Tuesday, March 30, 2010

Does a passion for Nazi memorabilia go with Jew-hating at Human Rights Watch?

Yes, anti-"Zionism" need not be the same as anti-Semitism, but, gee, it does sometimes seem like Jew-hatred is being mainstreamed:
Human Rights Watch is one of two global superpowers among the world’s myriad humanitarian pressure groups… So it was perhaps a little awkward that a key member of staff was found to have such a treasure trove of Nazi regalia.

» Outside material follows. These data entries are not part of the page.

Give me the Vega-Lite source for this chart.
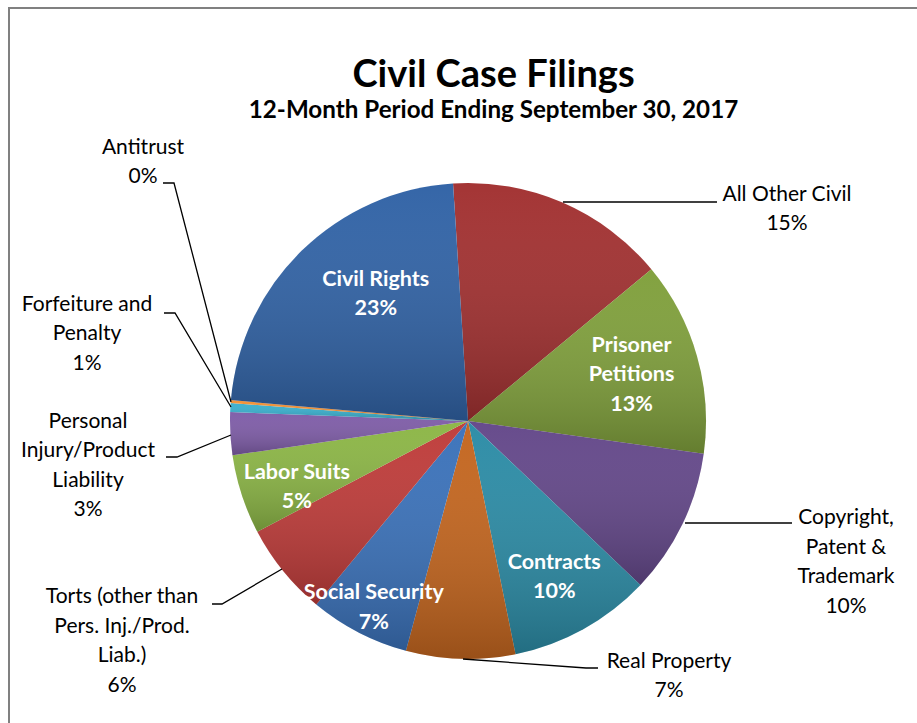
{
  "$schema": "https://vega.github.io/schema/vega-lite/v6.json",
  "width": 917,
  "height": 723,
  "autosize": "none",
  "padding": {"left": 9, "top": 8, "right": 0, "bottom": 0},
  "background": "white",
  "title": {
    "text": "Civil Case Filings",
    "subtitle": "12-Month Period Ending September 30, 2017",
    "anchor": "middle",
    "frame": "group",
    "orient": "top",
    "offset": -115,
    "dx": 26,
    "font": "Lato",
    "fontSize": 38,
    "fontWeight": "bold",
    "color": "#000000",
    "subtitleFont": "Lato",
    "subtitleFontSize": 24.2,
    "subtitleFontWeight": "bold",
    "subtitleColor": "#000000",
    "subtitlePadding": 4
  },
  "config": {
    "view": {"stroke": "#808080", "strokeWidth": 2},
    "font": "Lato"
  },
  "datasets": {
    "slices": [
      {"order": 1, "category": "All Other Civil", "share": 15.0, "inLabel": ""},
      {"order": 2, "category": "Prisoner Petitions", "share": 13.2, "inLabel": "Prisoner\nPetitions\n13%"},
      {"order": 3, "category": "Copyright, Patent & Trademark", "share": 9.9, "inLabel": ""},
      {"order": 4, "category": "Contracts", "share": 9.7, "inLabel": "Contracts\n10%"},
      {"order": 5, "category": "Real Property", "share": 7.4, "inLabel": ""},
      {"order": 6, "category": "Social Security", "share": 6.8, "inLabel": "Social Security\n7%"},
      {"order": 7, "category": "Torts (other than Pers. Inj./Prod. Liab.)", "share": 6.3, "inLabel": ""},
      {"order": 8, "category": "Labor Suits", "share": 5.4, "inLabel": "Labor Suits\n5%"},
      {"order": 9, "category": "Personal Injury/Product Liability", "share": 2.9, "inLabel": ""},
      {"order": 10, "category": "Forfeiture and Penalty", "share": 0.6, "inLabel": ""},
      {"order": 11, "category": "Antitrust", "share": 0.2, "inLabel": ""},
      {"order": 12, "category": "Civil Rights", "share": 22.6, "inLabel": "Civil Rights\n23%"}
    ],
    "callouts": [
      {"category": "Antitrust", "label": "Antitrust\n0%", "u": -1.3655, "v": 1.1471},
      {"category": "Forfeiture and Penalty", "label": "Forfeiture and\nPenalty\n1%", "u": -1.6008, "v": 0.4874},
      {"category": "Personal Injury/Product Liability", "label": "Personal\nInjury/Product\nLiability\n3%", "u": -1.5966, "v": -0.0042},
      {"category": "Torts (other than Pers. Inj./Prod. Liab.)", "label": "Torts (other than\nPers. Inj./Prod.\nLiab.)\n6%", "u": -1.4538, "v": -0.7395},
      {"category": "Real Property", "label": "Real Property\n7%", "u": 0.8445, "v": -1.0126},
      {"category": "Copyright, Patent & Trademark", "label": "Copyright,\nPatent &\nTrademark\n10%", "u": 1.5882, "v": -0.4076},
      {"category": "All Other Civil", "label": "All Other Civil\n15%", "u": 1.3403, "v": 0.9496}
    ],
    "leaders": [
      {"category": "Antitrust", "seq": 1, "u": -1.2815, "v": 1.0},
      {"category": "Antitrust", "seq": 2, "u": -1.2353, "v": 1.0},
      {"category": "Antitrust", "seq": 3, "u": -0.9958, "v": 0.0798},
      {"category": "Forfeiture and Penalty", "seq": 1, "u": -1.2773, "v": 0.4538},
      {"category": "Forfeiture and Penalty", "seq": 2, "u": -1.2311, "v": 0.4538},
      {"category": "Forfeiture and Penalty", "seq": 3, "u": -0.9958, "v": 0.0588},
      {"category": "Personal Injury/Product Liability", "seq": 1, "u": -1.2689, "v": -0.1513},
      {"category": "Personal Injury/Product Liability", "seq": 2, "u": -1.2227, "v": -0.1513},
      {"category": "Personal Injury/Product Liability", "seq": 3, "u": -0.9958, "v": -0.0588},
      {"category": "Torts (other than Pers. Inj./Prod. Liab.)", "seq": 1, "u": -1.0756, "v": -0.7689},
      {"category": "Torts (other than Pers. Inj./Prod. Liab.)", "seq": 2, "u": -1.0336, "v": -0.7689},
      {"category": "Torts (other than Pers. Inj./Prod. Liab.)", "seq": 3, "u": -0.7815, "v": -0.6218},
      {"category": "Real Property", "seq": 1, "u": -0.021, "v": -1.0},
      {"category": "Real Property", "seq": 2, "u": 0.4958, "v": -1.0378},
      {"category": "Real Property", "seq": 3, "u": 0.5462, "v": -1.0378},
      {"category": "Copyright, Patent & Trademark", "seq": 1, "u": 0.9118, "v": -0.4286},
      {"category": "Copyright, Patent & Trademark", "seq": 2, "u": 1.3613, "v": -0.4286},
      {"category": "All Other Civil", "seq": 1, "u": 0.3992, "v": 0.9202},
      {"category": "All Other Civil", "seq": 2, "u": 1.0462, "v": 0.9202}
    ]
  },
  "layer": [
    {
      "data": {"name": "slices"},
      "mark": {"type": "arc", "outerRadius": 238},
      "encoding": {
        "theta": {"field": "share", "type": "quantitative", "stack": true, "scale": {"range": [-0.06283, 6.22036]}},
        "order": {"field": "order", "type": "quantitative"},
        "color": {
          "field": "category", "type": "nominal", "legend": null,
          "scale": {
            "domain": ["All Other Civil", "Prisoner Petitions", "Copyright, Patent & Trademark", "Contracts", "Real Property", "Social Security", "Torts (other than Pers. Inj./Prod. Liab.)", "Labor Suits", "Personal Injury/Product Liability", "Forfeiture and Penalty", "Antitrust", "Civil Rights"],
            "range": ["#A23131", "#80A03C", "#64488A", "#2C8CA6", "#C4661F", "#3B72BA", "#BF3C3A", "#8CB646", "#7F5DA8", "#3AB0CE", "#F39033", "#3163A6"]
          }
        },
        "x": {"datum": 0, "type": "quantitative", "scale": {"domain": [-1.92857, 1.92437], "nice": false, "zero": false}, "axis": null},
        "y": {"datum": 0, "type": "quantitative", "scale": {"domain": [-1.30252, 1.73529], "nice": false, "zero": false}, "axis": null}
      }
    },
    {
      "data": {"name": "slices"},
      "mark": {
        "type": "arc", "outerRadius": 238,
        "fill": {"gradient": "linear", "x1": 0, "y1": 0, "x2": 0, "y2": 1, "stops": [{"offset": 0, "color": "rgba(255,255,255,0.02)"}, {"offset": 1, "color": "rgba(0,0,0,0.22)"}]}
      },
      "encoding": {
        "theta": {"field": "share", "type": "quantitative", "stack": true},
        "order": {"field": "order", "type": "quantitative"},
        "x": {"datum": 0, "type": "quantitative"},
        "y": {"datum": 0, "type": "quantitative"}
      }
    },
    {
      "data": {"name": "slices"},
      "mark": {"type": "text", "radius": 178, "dy": -14, "dx": 32, "color": "white", "fontWeight": "bold", "fontSize": 21.5, "lineHeight": 29.5, "lineBreak": "\n", "align": "center", "baseline": "middle"},
      "encoding": {
        "theta": {"field": "share", "type": "quantitative", "stack": true},
        "order": {"field": "order", "type": "quantitative"},
        "text": {"condition": {"test": "datum.category === 'Civil Rights'", "field": "inLabel"}, "value": ""},
        "x": {"datum": 0, "type": "quantitative"},
        "y": {"datum": 0, "type": "quantitative"}
      }
    },
    {
      "data": {"name": "slices"},
      "mark": {"type": "text", "radius": 178, "dy": -14, "color": "white", "fontWeight": "bold", "fontSize": 21.5, "lineHeight": 29.5, "lineBreak": "\n", "align": "center", "baseline": "middle"},
      "encoding": {
        "theta": {"field": "share", "type": "quantitative", "stack": true},
        "order": {"field": "order", "type": "quantitative"},
        "text": {"condition": {"test": "datum.category === 'Contracts'", "field": "inLabel"}, "value": ""},
        "x": {"datum": 0, "type": "quantitative"},
        "y": {"datum": 0, "type": "quantitative"}
      }
    },
    {
      "data": {"name": "slices"},
      "mark": {"type": "text", "radius": 180, "dy": -4, "color": "white", "fontWeight": "bold", "fontSize": 21.5, "lineHeight": 29.5, "lineBreak": "\n", "align": "center", "baseline": "middle"},
      "encoding": {
        "theta": {"field": "share", "type": "quantitative", "stack": true},
        "order": {"field": "order", "type": "quantitative"},
        "text": {"condition": {"test": "datum.category === 'Labor Suits'", "field": "inLabel"}, "value": ""},
        "x": {"datum": 0, "type": "quantitative"},
        "y": {"datum": 0, "type": "quantitative"}
      }
    },
    {
      "data": {"name": "slices"},
      "mark": {"type": "text", "radius": 205, "dy": -10, "color": "white", "fontWeight": "bold", "fontSize": 21.5, "lineHeight": 29.5, "lineBreak": "\n", "align": "center", "baseline": "middle"},
      "encoding": {
        "theta": {"field": "share", "type": "quantitative", "stack": true},
        "order": {"field": "order", "type": "quantitative"},
        "text": {"condition": {"test": "datum.category === 'Social Security'", "field": "inLabel"}, "value": ""},
        "x": {"datum": 0, "type": "quantitative"},
        "y": {"datum": 0, "type": "quantitative"}
      }
    },
    {
      "data": {"name": "slices"},
      "mark": {"type": "text", "radius": 170, "dy": -29, "color": "white", "fontWeight": "bold", "fontSize": 21.5, "lineHeight": 29.5, "lineBreak": "\n", "align": "center", "baseline": "middle"},
      "encoding": {
        "theta": {"field": "share", "type": "quantitative", "stack": true},
        "order": {"field": "order", "type": "quantitative"},
        "text": {"condition": {"test": "datum.category === 'Prisoner Petitions'", "field": "inLabel"}, "value": ""},
        "x": {"datum": 0, "type": "quantitative"},
        "y": {"datum": 0, "type": "quantitative"}
      }
    },
    {
      "data": {"name": "leaders"},
      "mark": {"type": "line", "color": "black", "strokeWidth": 1.3},
      "encoding": {
        "x": {"field": "u", "type": "quantitative"},
        "y": {"field": "v", "type": "quantitative"},
        "detail": {"field": "category"},
        "order": {"field": "seq", "type": "quantitative"}
      }
    },
    {
      "data": {"name": "callouts"},
      "mark": {"type": "text", "color": "black", "fontSize": 21, "lineHeight": 29.5, "lineBreak": "\n", "align": "center", "baseline": "middle"},
      "encoding": {
        "x": {"field": "u", "type": "quantitative"},
        "y": {"field": "v", "type": "quantitative"},
        "text": {"field": "label"}
      }
    }
  ]
}
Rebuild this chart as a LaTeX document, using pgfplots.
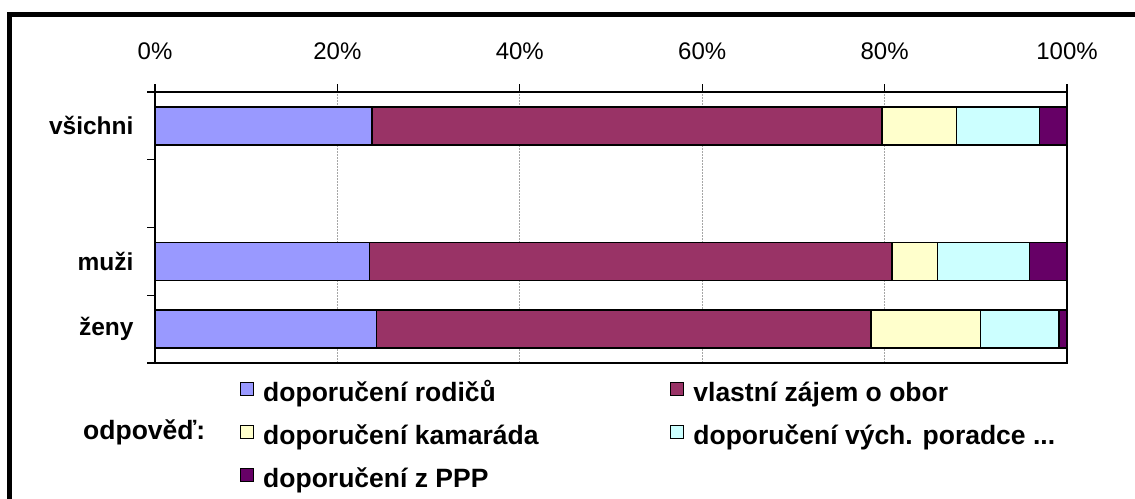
\documentclass[border=0pt]{standalone}
\usepackage{pgfplots}
\pgfplotsset{compat=1.18}
\usepackage{fontspec}
\setmainfont{Liberation Sans}
\definecolor{cA}{HTML}{9999FF}
\definecolor{cB}{HTML}{993366}
\definecolor{cC}{HTML}{FFFFCC}
\definecolor{cD}{HTML}{CCFFFF}
\definecolor{cE}{HTML}{660066}
\begin{document}
\begin{tikzpicture}[x=1pt,y=1pt]
\useasboundingbox (0,0) rectangle (1135,498);
\draw[line width=5pt] (9.5,-10) -- (9.5,483.5) -- (1145,483.5);
\begin{axis}[
  at={(155pt,135pt)}, anchor=south west,
  scale only axis, width=912pt, height=271pt,
  xbar stacked, bar width=38pt,
  xmin=0, xmax=100, ymin=-0.5, ymax=3.5,
  xtick={0,20,40,60,80,100},
  xticklabels={0\%,20\%,40\%,60\%,80\%,100\%},
  xtick pos=upper, xticklabel pos=upper,
  ytick={-0.5,0.5,1.5,2.5,3.5}, yticklabels={},
  ytick pos=left,
  extra y ticks={0,1,3},
  extra y tick labels={ženy,muži,všichni},
  extra y tick style={tick style={draw=none}, yticklabel style={xshift=-10pt}},
  tick align=outside, major tick length=8pt,
  tick style={black, line width=1.2pt},
  axis line style={line width=1.5pt},
  xmajorgrids, grid style={gray!70, dash pattern=on 2pt off 1pt, line width=0.8pt},
  xticklabel style={font=\fontsize{24}{28}\selectfont, yshift=21pt},
  yticklabel style={font=\fontsize{24.5}{28}\selectfont\bfseries},
  every axis plot/.append style={draw=black, line width=1.6pt},
  legend image code/.code={\draw[#1, draw=black, line width=1.2pt] (0pt,0pt) rectangle (13pt,13pt);},
  legend columns=2,
  legend cell align=left,
  legend style={at={(0.0932,-0.0700)}, anchor=north west, draw=none, fill=none,
    inner sep=0pt, outer sep=0pt, row sep=17.5pt,
    nodes={inner sep=0pt, text height=18pt, text depth=6pt},
    /tikz/every odd column/.append style={column sep=9pt},
    font=\fontsize{26.5}{30}\selectfont\bfseries},
]
\addplot[fill=cA] coordinates {(23.8,3) (23.5,1) (24.3,0)};
\addlegendentry{\makebox[407pt][l]{doporučení rodičů}}
\addplot[fill=cB] coordinates {(55.9,3) (57.3,1) (54.2,0)};
\addlegendentry{vlastní zájem o obor}
\addplot[fill=cC] coordinates {(8.2,3) (5.0,1) (12.0,0)};
\addlegendentry{\makebox[407pt][l]{doporučení kamaráda}}
\addplot[fill=cD] coordinates {(9.1,3) (10.1,1) (8.6,0)};
\addlegendentry{doporučení vých. poradce ...}
\addplot[fill=cE] coordinates {(3.0,3) (4.1,1) (0.9,0)};
\addlegendentry{doporučení z PPP}
\end{axis}
\node[anchor=base west, inner sep=0pt, font=\fontsize{26.5}{30}\selectfont\bfseries] at (83,58) {odpověď:};
\end{tikzpicture}
\end{document}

By day, Marc Garlasco was HRW’s only military expert, the person that its Emergencies Division would send to conflict zones to investigate alleged war crimes. He wrote reports condemning the dropping of cluster bombs in the Russia-Georgia war, the alleged illegal use of white phosphorus by the Israeli army in Gaza and coalition tactics that he said “unnecessarily” put Iraqi or Afghan civilians at risk…

But by night, Garlasco was “Flak88”, an obsessive contributor to internet forums on Third Reich memorabilia and an avid collector of badges and medals emblazoned with swastikas and eagles.

A lavishly illustrated $100 book he compiled and self-published is dedicated to his grandfather, who served in the Luftwaffe. On members-only sites such as Wehrmachtawards.com he was writing comments like “VERY nice Hitler signature selection”; “That is so cool! The leather SS jacket makes my blood go cold it is so COOL!”

An interest in Nazi memorabilia does not necessarily suggest Nazi sympathies — but it is hardly likely to play well in the salons where Garlasco’s employer might solicit donations…

His dilemma did not last long. In September a blogger noted that Marc Garlasco had long been reviewing books on Third Reich memorabilia on Amazon — and that he was the same Marc Garlasco who had written controversial HRW reports about alleged Israeli violations in Gaza and Lebanon. The blogger did not accuse him of being a Nazi, but wondered if Garlasco’s “obsession with anti-Semitic Nazi genocidal lunatics” was in any way related to his “apologism for anti-Semitic genocidal Hamas lunatics”.
So how did Garlasco not stand out from the crowd at HRW? Well, maybe because his own views about wicked Israel and the rest of the wicked West had found a good home:
Initially HRW offered Garlasco unequivocal support… Its programmes director, Iain Levine, later went so far as to directly accuse the Israeli government of being behind it…

Every year, Human Rights Watch puts out up to 100 glossy reports.. Some conflict zones get much more coverage than others. For instance, HRW has published five heavily publicised reports on Israel and the Palestinian territories since the January 2009 war.

In 20 years they have published only four reports on the conflict in Indian-controlled Kashmir, for example, even though the conflict has taken at least 80,000 lives in these two decades, and torture and extrajudicial murder have taken place on a vast scale. Perhaps even more tellingly, HRW has not published any report on the postelection violence and repression in Iran more than six months after the event…

Since the Garlasco affair blew up, critics of Human Rights Watch have raised questions about other appointments. An Israeli newspaper revealed that Joe Stork, the deputy head of HRW’s Middle East department, was a radical leftist who put out a magazine in the 1970s that praised the murder of Israeli athletes at the Munich Olympics. In 1976 he attended an anti-Zionist conference in Baghdad hosted by the Iraqi dictator Saddam Hussein… (W)hen Stork was hired by HRW in 1996 he had never worked for a human-rights group, had never held an academic position, and had a history of anti-Israel activism.

Stork’s boss, Sarah Leah Whitson, and most of his colleagues in the Middle East department of Human Rights Watch, also have activist backgrounds — it was typical that one newly hired researcher came to HRW from the extremist anti-Israel publication Electronic Intifada..

While HRW was dealing with the fallout from the Garlasco affair, it was already on the defensive as a result of criticism of a fundraising effort in Saudi Arabia, one of the world’s worst human-rights violators. This involved two dinners for members of the Saudi elite in Riyadh, at which Sarah Leah Whitson curried favour with her hosts by boasting about HRW’s “battles” with pro-Israel pressure groups, such as NGO Monitor.